--- Extracted records ---

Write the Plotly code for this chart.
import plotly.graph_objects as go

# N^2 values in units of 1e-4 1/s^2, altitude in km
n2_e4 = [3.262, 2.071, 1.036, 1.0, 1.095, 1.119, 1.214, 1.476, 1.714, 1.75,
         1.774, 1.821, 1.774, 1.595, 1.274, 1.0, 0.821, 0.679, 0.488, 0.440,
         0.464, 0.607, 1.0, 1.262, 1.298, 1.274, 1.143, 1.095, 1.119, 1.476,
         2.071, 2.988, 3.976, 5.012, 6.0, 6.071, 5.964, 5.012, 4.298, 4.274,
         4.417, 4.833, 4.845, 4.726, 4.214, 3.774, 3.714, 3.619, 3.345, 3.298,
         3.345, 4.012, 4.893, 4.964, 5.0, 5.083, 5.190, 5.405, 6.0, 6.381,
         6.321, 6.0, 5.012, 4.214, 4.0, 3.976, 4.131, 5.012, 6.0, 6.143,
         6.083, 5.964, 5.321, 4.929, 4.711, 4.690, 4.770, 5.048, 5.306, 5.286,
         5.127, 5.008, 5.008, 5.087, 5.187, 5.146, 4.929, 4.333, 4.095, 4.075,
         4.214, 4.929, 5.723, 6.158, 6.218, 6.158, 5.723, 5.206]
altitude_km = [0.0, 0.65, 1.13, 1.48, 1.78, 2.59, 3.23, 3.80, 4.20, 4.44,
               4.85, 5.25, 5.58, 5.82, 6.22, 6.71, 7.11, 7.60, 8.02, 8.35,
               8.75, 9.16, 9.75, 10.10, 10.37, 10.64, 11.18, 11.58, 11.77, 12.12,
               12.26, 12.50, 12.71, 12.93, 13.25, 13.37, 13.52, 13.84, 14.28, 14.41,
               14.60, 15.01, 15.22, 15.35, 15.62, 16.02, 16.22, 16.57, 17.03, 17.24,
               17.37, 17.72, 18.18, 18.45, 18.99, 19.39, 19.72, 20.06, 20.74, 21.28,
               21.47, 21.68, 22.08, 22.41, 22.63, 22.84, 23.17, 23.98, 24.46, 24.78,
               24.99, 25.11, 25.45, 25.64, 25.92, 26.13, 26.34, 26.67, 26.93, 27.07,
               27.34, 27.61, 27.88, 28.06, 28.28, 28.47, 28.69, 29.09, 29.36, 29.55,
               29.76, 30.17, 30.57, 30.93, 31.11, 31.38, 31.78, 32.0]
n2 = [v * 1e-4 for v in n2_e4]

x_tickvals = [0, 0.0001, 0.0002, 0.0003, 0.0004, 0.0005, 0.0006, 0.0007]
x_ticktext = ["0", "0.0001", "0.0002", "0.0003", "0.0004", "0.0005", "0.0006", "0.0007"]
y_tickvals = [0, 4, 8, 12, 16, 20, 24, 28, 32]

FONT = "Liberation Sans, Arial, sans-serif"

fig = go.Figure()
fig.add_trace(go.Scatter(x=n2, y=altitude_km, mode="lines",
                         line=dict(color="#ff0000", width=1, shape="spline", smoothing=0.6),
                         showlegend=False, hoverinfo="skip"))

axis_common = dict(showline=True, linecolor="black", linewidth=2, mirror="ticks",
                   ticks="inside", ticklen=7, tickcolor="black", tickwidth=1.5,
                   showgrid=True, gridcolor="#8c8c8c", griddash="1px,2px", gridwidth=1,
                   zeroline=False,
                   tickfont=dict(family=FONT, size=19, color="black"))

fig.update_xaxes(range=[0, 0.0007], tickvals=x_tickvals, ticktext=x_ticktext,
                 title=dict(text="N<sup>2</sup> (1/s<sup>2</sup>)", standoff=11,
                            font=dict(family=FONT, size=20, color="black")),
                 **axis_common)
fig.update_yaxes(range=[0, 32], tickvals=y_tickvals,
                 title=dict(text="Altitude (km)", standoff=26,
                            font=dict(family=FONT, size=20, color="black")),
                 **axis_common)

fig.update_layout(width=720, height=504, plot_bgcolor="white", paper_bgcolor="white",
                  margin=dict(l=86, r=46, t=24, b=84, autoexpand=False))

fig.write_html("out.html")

---
--- Extracted records ---

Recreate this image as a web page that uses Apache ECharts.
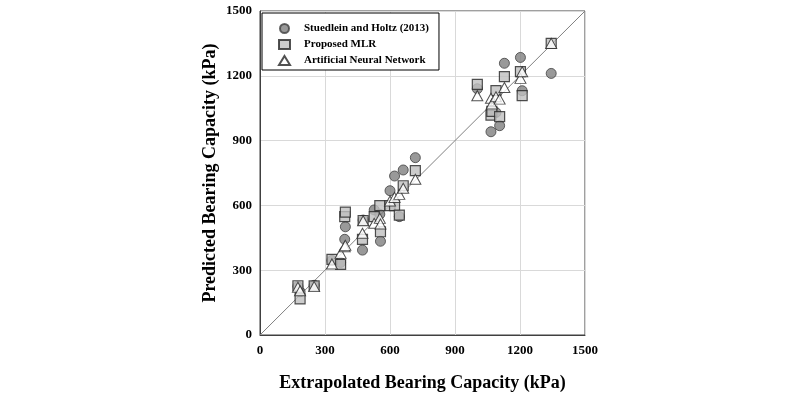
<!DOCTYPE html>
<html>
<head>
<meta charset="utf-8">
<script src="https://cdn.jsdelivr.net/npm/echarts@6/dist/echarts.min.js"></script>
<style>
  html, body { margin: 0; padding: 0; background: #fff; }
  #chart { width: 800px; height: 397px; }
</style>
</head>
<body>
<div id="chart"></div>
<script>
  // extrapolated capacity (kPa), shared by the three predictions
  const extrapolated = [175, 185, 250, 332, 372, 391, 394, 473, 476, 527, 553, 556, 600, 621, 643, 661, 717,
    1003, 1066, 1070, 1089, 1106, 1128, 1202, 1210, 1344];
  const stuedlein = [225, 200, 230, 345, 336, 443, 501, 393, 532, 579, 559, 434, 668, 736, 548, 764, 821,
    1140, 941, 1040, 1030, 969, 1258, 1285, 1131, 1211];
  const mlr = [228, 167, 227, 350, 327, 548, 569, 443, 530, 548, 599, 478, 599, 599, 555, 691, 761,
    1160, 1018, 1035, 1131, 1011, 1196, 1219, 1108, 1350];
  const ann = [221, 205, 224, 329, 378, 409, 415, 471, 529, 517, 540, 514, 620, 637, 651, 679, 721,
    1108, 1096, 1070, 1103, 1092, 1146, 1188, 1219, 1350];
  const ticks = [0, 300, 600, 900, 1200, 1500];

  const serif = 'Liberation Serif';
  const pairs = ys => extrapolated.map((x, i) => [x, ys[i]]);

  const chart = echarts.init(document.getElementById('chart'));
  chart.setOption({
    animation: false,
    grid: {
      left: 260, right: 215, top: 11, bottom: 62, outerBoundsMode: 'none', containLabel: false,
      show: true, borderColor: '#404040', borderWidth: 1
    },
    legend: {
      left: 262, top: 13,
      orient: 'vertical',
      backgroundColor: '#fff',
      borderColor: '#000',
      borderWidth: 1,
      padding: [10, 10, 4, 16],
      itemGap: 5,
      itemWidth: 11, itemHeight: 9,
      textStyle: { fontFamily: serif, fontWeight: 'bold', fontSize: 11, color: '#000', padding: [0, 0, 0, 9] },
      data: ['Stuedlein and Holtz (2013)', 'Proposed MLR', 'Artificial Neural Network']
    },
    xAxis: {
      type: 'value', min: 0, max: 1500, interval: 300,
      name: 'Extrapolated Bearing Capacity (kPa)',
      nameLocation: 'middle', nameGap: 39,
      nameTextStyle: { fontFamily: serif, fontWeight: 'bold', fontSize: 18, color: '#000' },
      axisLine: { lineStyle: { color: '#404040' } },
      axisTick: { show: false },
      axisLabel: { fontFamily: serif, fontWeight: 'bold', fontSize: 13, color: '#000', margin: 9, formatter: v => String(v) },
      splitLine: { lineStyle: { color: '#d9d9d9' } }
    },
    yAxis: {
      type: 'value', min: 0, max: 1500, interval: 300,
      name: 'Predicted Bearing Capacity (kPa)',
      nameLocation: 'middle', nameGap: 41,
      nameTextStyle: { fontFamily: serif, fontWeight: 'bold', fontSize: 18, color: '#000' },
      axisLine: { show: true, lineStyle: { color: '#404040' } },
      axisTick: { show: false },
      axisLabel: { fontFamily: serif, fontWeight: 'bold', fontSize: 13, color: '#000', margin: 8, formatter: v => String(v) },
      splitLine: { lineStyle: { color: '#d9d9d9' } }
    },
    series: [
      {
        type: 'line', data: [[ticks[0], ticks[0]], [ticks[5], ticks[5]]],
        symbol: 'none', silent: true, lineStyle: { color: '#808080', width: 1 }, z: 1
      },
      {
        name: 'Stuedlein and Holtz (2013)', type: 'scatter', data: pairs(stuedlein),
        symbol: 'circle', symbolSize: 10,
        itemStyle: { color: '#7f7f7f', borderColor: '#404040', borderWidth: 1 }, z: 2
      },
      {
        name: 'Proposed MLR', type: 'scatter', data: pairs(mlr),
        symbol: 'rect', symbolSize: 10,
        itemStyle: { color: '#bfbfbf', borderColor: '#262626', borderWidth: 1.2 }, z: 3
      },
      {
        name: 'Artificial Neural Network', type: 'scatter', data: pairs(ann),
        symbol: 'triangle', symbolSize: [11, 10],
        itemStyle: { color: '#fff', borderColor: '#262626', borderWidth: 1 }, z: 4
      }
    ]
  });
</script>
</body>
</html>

---
--- Extracted records ---

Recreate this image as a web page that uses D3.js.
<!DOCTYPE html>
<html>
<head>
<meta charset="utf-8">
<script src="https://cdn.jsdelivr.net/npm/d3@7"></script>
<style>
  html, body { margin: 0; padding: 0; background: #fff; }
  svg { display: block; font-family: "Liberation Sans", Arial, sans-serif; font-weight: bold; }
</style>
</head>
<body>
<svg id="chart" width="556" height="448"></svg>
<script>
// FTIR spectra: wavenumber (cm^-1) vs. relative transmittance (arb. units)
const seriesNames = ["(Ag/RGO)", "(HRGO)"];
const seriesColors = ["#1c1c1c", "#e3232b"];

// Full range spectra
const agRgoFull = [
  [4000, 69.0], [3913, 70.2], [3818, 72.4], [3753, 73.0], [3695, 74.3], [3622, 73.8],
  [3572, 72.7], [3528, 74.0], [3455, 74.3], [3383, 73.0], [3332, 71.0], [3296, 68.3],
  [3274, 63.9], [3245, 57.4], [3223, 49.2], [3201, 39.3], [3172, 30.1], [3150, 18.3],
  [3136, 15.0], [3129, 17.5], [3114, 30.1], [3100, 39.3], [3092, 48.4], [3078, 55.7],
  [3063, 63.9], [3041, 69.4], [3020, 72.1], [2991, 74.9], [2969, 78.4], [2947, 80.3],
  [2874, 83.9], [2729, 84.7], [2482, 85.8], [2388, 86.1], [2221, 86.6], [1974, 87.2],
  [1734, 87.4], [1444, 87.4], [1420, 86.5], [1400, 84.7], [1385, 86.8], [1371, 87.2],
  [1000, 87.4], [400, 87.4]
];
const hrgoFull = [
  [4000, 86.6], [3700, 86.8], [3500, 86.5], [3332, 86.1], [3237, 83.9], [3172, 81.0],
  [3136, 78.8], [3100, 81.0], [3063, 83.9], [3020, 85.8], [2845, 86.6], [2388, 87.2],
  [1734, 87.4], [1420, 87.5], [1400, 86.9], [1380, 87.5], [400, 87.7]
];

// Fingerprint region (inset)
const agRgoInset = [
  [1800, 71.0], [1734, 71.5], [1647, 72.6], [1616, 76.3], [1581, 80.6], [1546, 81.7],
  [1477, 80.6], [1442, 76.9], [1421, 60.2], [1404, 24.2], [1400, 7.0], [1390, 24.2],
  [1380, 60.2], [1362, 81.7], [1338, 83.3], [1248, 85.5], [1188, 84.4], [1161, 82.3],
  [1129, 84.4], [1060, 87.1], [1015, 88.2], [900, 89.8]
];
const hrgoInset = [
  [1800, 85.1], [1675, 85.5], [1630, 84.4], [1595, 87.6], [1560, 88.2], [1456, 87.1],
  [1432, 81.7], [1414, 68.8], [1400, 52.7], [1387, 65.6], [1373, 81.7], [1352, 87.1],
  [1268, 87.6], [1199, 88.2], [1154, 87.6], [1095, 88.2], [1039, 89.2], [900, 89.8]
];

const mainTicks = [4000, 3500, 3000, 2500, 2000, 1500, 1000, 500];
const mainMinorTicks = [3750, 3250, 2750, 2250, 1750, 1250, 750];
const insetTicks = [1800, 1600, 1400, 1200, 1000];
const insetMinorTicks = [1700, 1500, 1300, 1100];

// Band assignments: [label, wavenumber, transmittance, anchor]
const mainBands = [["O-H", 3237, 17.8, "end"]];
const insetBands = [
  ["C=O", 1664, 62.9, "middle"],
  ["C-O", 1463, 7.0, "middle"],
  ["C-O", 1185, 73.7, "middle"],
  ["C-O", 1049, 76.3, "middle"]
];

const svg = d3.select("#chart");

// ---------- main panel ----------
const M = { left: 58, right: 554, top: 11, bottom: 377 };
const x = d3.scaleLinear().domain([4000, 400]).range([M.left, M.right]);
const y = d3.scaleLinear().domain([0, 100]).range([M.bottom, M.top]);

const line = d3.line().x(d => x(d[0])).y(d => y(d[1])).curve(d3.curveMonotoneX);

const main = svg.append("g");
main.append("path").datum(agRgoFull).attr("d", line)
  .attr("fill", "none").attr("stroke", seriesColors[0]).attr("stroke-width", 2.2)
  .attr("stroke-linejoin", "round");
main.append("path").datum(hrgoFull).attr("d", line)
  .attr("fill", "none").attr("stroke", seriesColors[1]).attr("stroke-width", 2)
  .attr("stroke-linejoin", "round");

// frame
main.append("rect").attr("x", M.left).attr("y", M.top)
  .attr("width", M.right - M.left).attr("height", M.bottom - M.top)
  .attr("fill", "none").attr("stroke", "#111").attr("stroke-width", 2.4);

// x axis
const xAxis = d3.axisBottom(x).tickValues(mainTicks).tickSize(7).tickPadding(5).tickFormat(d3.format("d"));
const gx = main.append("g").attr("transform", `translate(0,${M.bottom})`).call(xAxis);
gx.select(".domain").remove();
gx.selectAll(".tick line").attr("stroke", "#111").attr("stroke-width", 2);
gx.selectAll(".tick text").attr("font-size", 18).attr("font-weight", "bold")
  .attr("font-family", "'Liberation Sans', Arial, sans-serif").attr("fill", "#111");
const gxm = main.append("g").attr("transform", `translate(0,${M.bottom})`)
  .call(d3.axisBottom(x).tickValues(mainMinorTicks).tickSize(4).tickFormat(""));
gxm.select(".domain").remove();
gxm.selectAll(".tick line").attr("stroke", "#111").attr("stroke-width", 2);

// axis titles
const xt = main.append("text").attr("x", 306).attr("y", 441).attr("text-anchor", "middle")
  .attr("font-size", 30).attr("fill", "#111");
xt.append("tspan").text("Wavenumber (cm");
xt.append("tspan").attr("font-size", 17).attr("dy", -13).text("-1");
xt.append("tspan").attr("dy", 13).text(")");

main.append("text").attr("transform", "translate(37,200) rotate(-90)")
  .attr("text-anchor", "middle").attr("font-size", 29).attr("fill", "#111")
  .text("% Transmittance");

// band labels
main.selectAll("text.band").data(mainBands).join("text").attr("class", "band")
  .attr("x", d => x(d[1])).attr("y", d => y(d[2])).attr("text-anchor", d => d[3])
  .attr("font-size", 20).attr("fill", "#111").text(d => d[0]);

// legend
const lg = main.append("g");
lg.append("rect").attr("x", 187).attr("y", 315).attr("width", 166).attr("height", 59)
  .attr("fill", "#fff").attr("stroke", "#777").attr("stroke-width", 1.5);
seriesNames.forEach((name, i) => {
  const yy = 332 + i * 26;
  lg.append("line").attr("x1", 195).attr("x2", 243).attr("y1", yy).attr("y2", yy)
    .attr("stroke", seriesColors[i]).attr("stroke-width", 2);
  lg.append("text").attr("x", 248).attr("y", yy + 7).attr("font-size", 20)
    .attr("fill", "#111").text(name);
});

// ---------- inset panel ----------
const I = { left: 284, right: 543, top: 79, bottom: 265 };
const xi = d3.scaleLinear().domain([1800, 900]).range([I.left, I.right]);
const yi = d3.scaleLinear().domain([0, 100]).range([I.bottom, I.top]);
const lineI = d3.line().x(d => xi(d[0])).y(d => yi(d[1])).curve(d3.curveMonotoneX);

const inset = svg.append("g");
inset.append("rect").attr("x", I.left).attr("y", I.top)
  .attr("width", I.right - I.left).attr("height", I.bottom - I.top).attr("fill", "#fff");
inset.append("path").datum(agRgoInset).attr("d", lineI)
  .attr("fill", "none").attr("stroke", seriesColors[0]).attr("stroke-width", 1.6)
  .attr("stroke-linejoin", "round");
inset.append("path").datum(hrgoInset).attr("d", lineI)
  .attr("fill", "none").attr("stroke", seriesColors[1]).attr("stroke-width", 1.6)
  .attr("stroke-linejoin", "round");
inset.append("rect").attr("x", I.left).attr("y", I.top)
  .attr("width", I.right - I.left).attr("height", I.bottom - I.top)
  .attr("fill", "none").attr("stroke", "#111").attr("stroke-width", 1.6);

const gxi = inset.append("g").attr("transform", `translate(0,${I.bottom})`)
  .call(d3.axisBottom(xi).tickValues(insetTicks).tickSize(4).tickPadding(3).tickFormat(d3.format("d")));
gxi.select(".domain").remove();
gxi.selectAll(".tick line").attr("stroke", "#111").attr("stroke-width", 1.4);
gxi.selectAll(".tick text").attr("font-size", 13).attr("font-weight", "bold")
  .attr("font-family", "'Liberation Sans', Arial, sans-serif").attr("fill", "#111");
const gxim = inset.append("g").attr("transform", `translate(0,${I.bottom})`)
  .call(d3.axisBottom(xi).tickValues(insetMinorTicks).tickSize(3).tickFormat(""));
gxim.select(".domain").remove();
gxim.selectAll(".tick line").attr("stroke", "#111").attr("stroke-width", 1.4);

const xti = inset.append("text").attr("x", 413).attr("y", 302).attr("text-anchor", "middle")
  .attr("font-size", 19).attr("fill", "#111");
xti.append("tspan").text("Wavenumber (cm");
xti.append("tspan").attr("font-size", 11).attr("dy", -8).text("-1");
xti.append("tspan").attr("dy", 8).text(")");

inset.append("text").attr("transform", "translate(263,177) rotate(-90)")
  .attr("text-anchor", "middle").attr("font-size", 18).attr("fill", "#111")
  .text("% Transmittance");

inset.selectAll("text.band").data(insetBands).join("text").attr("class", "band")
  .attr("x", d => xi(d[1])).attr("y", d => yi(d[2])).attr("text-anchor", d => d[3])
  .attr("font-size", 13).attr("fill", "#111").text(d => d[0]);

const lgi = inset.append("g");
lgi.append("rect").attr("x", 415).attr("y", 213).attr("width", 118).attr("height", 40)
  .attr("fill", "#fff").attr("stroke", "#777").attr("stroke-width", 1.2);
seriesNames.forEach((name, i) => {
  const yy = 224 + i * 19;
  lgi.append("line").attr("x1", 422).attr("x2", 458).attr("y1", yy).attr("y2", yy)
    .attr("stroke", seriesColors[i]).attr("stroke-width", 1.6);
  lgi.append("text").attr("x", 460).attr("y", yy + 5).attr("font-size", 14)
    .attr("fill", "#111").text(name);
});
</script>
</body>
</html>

---

## Task description
Using the listing above, repeat word for word each line from the one with "Recreate this image as a web page that uses Apache" down to the one with "const pairs = ys", both included. Omit all pictures.

## Answer in full
Recreate this image as a web page that uses Apache ECharts.
<!DOCTYPE html>
<html>
<head>
<meta charset="utf-8">
<script src="https://cdn.jsdelivr.net/npm/echarts@6/dist/echarts.min.js"></script>
<style>
  html, body { margin: 0; padding: 0; background: #fff; }
  #chart { width: 800px; height: 397px; }
</style>
</head>
<body>
<div id="chart"></div>
<script>
  // extrapolated capacity (kPa), shared by the three predictions
  const extrapolated = [175, 185, 250, 332, 372, 391, 394, 473, 476, 527, 553, 556, 600, 621, 643, 661, 717,
    1003, 1066, 1070, 1089, 1106, 1128, 1202, 1210, 1344];
  const stuedlein = [225, 200, 230, 345, 336, 443, 501, 393, 532, 579, 559, 434, 668, 736, 548, 764, 821,
    1140, 941, 1040, 1030, 969, 1258, 1285, 1131, 1211];
  const mlr = [228, 167, 227, 350, 327, 548, 569, 443, 530, 548, 599, 478, 599, 599, 555, 691, 761,
    1160, 1018, 1035, 1131, 1011, 1196, 1219, 1108, 1350];
  const ann = [221, 205, 224, 329, 378, 409, 415, 471, 529, 517, 540, 514, 620, 637, 651, 679, 721,
    1108, 1096, 1070, 1103, 1092, 1146, 1188, 1219, 1350];
  const ticks = [0, 300, 600, 900, 1200, 1500];

  const serif = 'Liberation Serif';
  const pairs = ys => extrapolated.map((x, i) => [x, ys[i]]);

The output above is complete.